If you were to ask your middle-schooler to tell you his goal as he worked on his math lesson, he would probably say “finish the math lesson.”  And most kids, if they took the time to think about it, would agree that the best way to finish that lesson is the quickest way possible.  Whether they actually understand what they are doing or not.

And this doesn’t just apply to math!  I quickly found out my kids could figure out what to do on a grammar worksheet in nothing flat, with no ability whatsoever to apply the concept to their writing. (That’s when we said goodbye to worksheets.)

 

Unfortunately, doing their lessons as easily and quickly as possible is most kids’ approach to schoolwork – unless you teach them to see it differently.

Of course, your goal for your middle schooler is to finish that lesson.  But if you think about it, your primary goal is for him to understand the math lesson, not just get it done.   Your middle schooler needs to understand the difference between working for completion and working for mastery.

If your student looks at you quizzically as you attempt to explain the idea of working toward understanding the lesson rather than just getting it done, try this.

Explain that it is the same principle as completing a chore well, such as cleaning one’s bedroom. He can whip through it in record time, stuffing clothes under the bed and tossing them onto the closet floor. OR, he can do a thorough job putting his clean clothes, neatly folded, back in the drawer, and dirty ones in a hamper.

At a quick glance, the results might look similar.

But the next time he’s in a hurry to find his favorite shirt before he has to leave to meet friends, he will find that they are not.

Explain to your student if he or she continues to just skim through lessons, putting in the minimum effort to finish rather than taking the time to fully understand and learn what you are teaching… there will come a time when he will have to spend MANY EXTRA HOURS trying to catch up to other students.

This may be in high school or college. Or it may be sooner if you put your student in a public/private high school or participate in a paid “hybrid homeschooling” program of some kind.  That will mean much less time to spend doing fun things with friends, participating in sports, etc.

No bueno!

So your task is to teach your middle schooler two things:

  1. that he is doing his schoolwork to benefit himself, not just you.
  2. the difference between “finishing the math lesson” (i.e., getting this lesson over with as quickly as possible) and “understanding the math lesson” (i.e., working until mastery occurs).

It is easier for him to choose to do a good job if he can reframe the job according to his goal, not yours.

For example:  if he can think of the benefits TO HIM of keeping his room clean (he is able to dress more quickly, find things, has more space, is allowed to have friends over, etc.), it takes less effort for him to own the goal and be more responsible.

In the same way — he can do his math, grammar, writing, etc. better and spend a lot less time reviewing if he can learn to fully master one skill before he moves on to the next one.  It’s just like climbing the stairs. If he doesn’t plant his foot firmly on the step before him, he can’t advance higher.

Move your middle schooler to independent learning
Jake Hills

So how do you encourage more responsible thinking?

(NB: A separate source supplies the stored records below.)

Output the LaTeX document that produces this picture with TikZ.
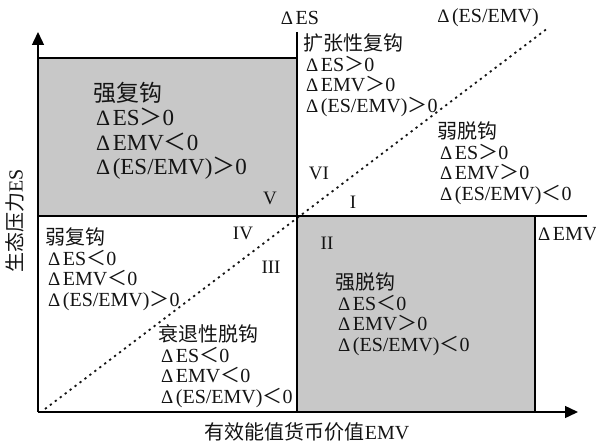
\documentclass[tikz,border=0pt]{standalone}
\usepackage{fontspec}
\setmainfont{Liberation Serif}
\newfontfamily\cjk{Noto Sans CJK SC}
\usetikzlibrary{arrows.meta}
\definecolor{boxgray}{RGB}{200,200,200}
\definecolor{ink}{RGB}{20,20,20}
\newcommand\Dl{{\scalebox{0.95}{Δ}}\hspace{2.5pt}}
\newcommand\GT{{\cjk ＞}}
\newcommand\LT{{\cjk ＜}}
\newcommand\ind{\hspace*{3pt}}
\begin{document}
\begin{tikzpicture}[x=1pt,y=-1pt,
  txt/.style={inner sep=0pt, font=\fontsize{20}{20.5}\selectfont, text=ink},
  blk/.style={txt, align=left, anchor=west},
  num/.style={inner sep=0pt, font=\fontsize{19}{19}\selectfont, text=ink},
  axisline/.style={line width=1.4pt, -{Triangle[length=13pt,width=12pt]}},
  edge/.style={line width=1.2pt},
  diag/.style={line width=1.8pt, dash pattern=on 2.2pt off 4pt, ink}]
\useasboundingbox (0,0) rectangle (596,443);
\coordinate (O) at (38,412);
\coordinate (Ytop) at (38,32);
\coordinate (Xend) at (578,412);
\coordinate (Vtop) at (297,32);
\coordinate (Vbot) at (297,412);
\coordinate (Hleft) at (38,216);
\coordinate (Hright) at (587,216);
\coordinate (D1) at (45,409);
\coordinate (D2) at (548,28);
% grey quadrants
\draw[edge, fill=boxgray] (38,58) rectangle (297,216);
\draw[edge, fill=boxgray] (297,216) rectangle (535,412);
% diagonal
\draw[diag] (D1) -- (D2);
% cross lines
\draw[edge] (Vtop) -- (Vbot);
\draw[edge] (Hleft) -- (Hright);
% axes
\draw[axisline] (O) -- (Ytop);
\draw[axisline] (O) -- (Xend);
% axis labels
\node[txt] (dES) at (300,18) {\Dl ES};
\node[txt] (dR) at (488,18) {\Dl (ES/EMV)};
\node[txt, anchor=west] (dEMV) at (538,234) {\Dl EMV};
\node[txt] (xl) at (307,432) {{\cjk 有效能值货币价值}EMV};
\node[txt, rotate=90] (yl) at (15,221) {{\cjk 生态压力}ES};
% roman numerals
\node[num] (r6) at (319,173) {VI};
\node[num] (r1) at (353,202) {I};
\node[num] (r5) at (270,198) {V};
\node[num] (r4) at (243,233) {IV};
\node[num] (r3) at (271,267) {III};
\node[num] (r2) at (327,243) {II};
% blocks
\node[blk, font=\fontsize{23}{24.5}\selectfont] (qfg) at (93,131)
  {{\cjk 强复钩}\\\ind\Dl ES\GT 0\\\ind\Dl EMV\LT 0\\\ind\Dl (ES/EMV)\GT 0};
\node[blk] (kzx) at (303,75)
  {{\cjk 扩张性复钩}\\\ind\Dl ES\GT 0\\\ind\Dl EMV\GT 0\\\ind\Dl (ES/EMV)\GT 0};
\node[blk] (rtg) at (437,163)
  {{\cjk 弱脱钩}\\\ind\Dl ES\GT 0\\\ind\Dl EMV\GT 0\\\ind\Dl (ES/EMV)\LT 0};
\node[blk] (rfg) at (45,269)
  {{\cjk 弱复钩}\\\ind\Dl ES\LT 0\\\ind\Dl EMV\LT 0\\\ind\Dl (ES/EMV)\GT 0};
\node[blk] (sts) at (158,366)
  {{\cjk 衰退性脱钩}\\\ind\Dl ES\LT 0\\\ind\Dl EMV\LT 0\\\ind\Dl (ES/EMV)\LT 0};
\node[blk] (qtg) at (335,314)
  {{\cjk 强脱钩}\\\ind\Dl ES\LT 0\\\ind\Dl EMV\GT 0\\\ind\Dl (ES/EMV)\LT 0};
\end{tikzpicture}
\end{document}
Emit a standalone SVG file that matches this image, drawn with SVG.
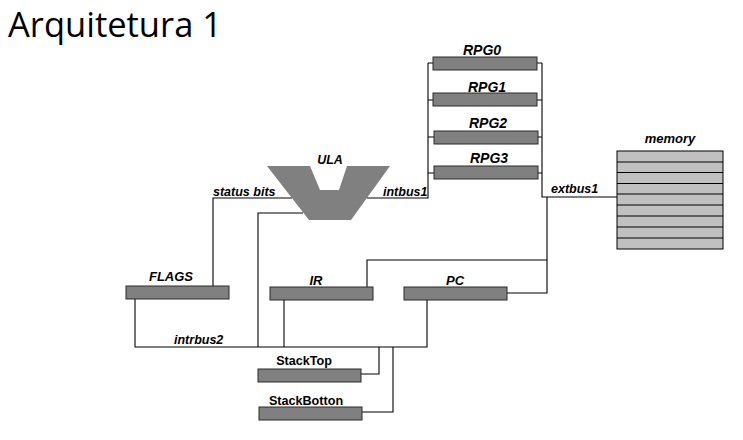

Teach and model positive choices and responsible life skills.  Why? Because they are right and yield positive benefits (as opposed to ‘because I said so’).  Let the consequences be natural ones. For example: Focus on your work and get it done at a reasonable pace, so you can do what you want in the afternoon. 

  • “Focus on your work and get it done at a reasonable pace, so you can do what you want with the afternoon. 
  • If you get your work done without me sitting here with you, there will be time for me to bake a cake for dinner tonight.”
  • “Get up and go to bed at a decent time, so you are alert enough to get your work done and have the energy to go play frisbee afterward.”
  • “Treat others with respect, because we are told to in God’s Word, and others will most likely treat you with respect in return.”
  • “Work to earn part of the money for your retreat, because you are the one going.”

 

 

Practical Tips to transition your middle schooler to independent learning

  1. Teach him to manage his own schedule. starting with getting up in the morning on time.

Buy an alarm clock or have him set an alarm on his cell phone, if he has one, so he can wake himself. Encourage him to make a chore list. Teach him to check whether something needs to be done rather than always reminding him to do it. Show him how to keep track of youth group, soccer practice, and other activities on his own calendar or the family calendar.  Set some deadlines for schoolwork and give consequences when they aren’t met.

2. Teach him to minimize distractions by putting away the phone (this is a great time to charge it in another room with all notifications off), keep music low (note that some people study better with music playing), and set a timer.

 

3  Give him a vision for the future.

Let him know that God has plans for him, and you share in his excitement in seeing them unfold.  Talk with your student about school being his first ‘job’. Give him the purpose of middle school, which is to prepare him for high school (the years that really  count if he is planning on going to college.) Assure him that you will work together so that he will be ready by the time he gets there.

If these suggestions sound way beyond your middle school student, take heart–this is a process, not an event. (And middle schoolers mature at different rates, which has to be factored in as well.) Your sixth grader may still seem child-like, but your eighth-grader will be vastly different.  Start slowly with this transition, but START.

Next Steps Once the Basics Are Down – Late Middle/Early High School

Once your student is humming along being more responsible and mature with his chores and school,  it’s time to help him be proactive in his school work.

If his goal is to learn, not just finish, work toward the following:

  • Willingness to do extra problems in math until he fully masters a concept
  • Researching another source outside one’s assigned lesson in science for a more understandable explanation of a difficult topic, if necessary
  • In a foreign language, making vocabulary flashcards or doing extra work that is not part of  the assigned lesson, just to build a better  understanding of the language
  • Across all subjects, listing and defining unfamiliar vocabulary words, just to  increase one’s vocabulary and gain a better understanding of the subject matter
  • In history, taking reading notes instead of just reading

 

Learning more independently is a concept that will need to be taught and reminded through middle school and into high school, but with consistency, patience, and good modeling, you can teach your student to set his own goals to learn proactively, rather than just to finish his work.